Reading a hardware register in Embedded C - Time & Space Complexity
When reading a hardware register, we want to know how the time to read changes as we do more reads.
We ask: How does the work grow if we read the register many times?
Analyze the time complexity of the following code snippet.
volatile uint32_t *REG = (uint32_t *)0x40000000;
uint32_t read_value;
for (int i = 0; i < n; i++) {
read_value = *REG;
}
This code reads a hardware register at a fixed address n times in a loop.
Identify the loops, recursion, array traversals that repeat.
- Primary operation: Reading the hardware register once per loop.
- How many times: The read happens
ntimes, once each loop cycle.
Each time we increase n, the number of reads grows the same amount.
| Input Size (n) | Approx.

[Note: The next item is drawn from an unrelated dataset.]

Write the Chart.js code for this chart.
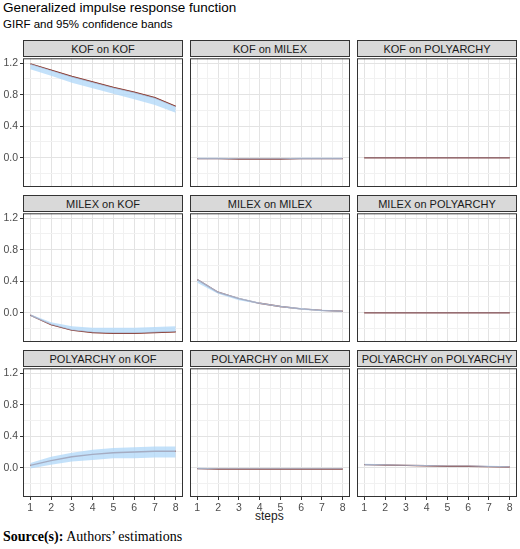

Operations |
|---|---|
| 10 | 10 reads |
| 100 | 100 reads |
| 1000 | 1000 reads |
Pattern observation: The work grows directly with n. Double n, double the reads.
Time Complexity: O(n)
This means the time to complete grows in a straight line as you read more times.
[X] Wrong: "Reading a hardware register is instant and does not add time."
[OK] Correct: Each read takes some time, so doing many reads adds up and grows with n.
Understanding how repeated hardware reads affect time helps you reason about performance in embedded systems.
"What if we added a delay inside the loop after each read? How would the time complexity change?"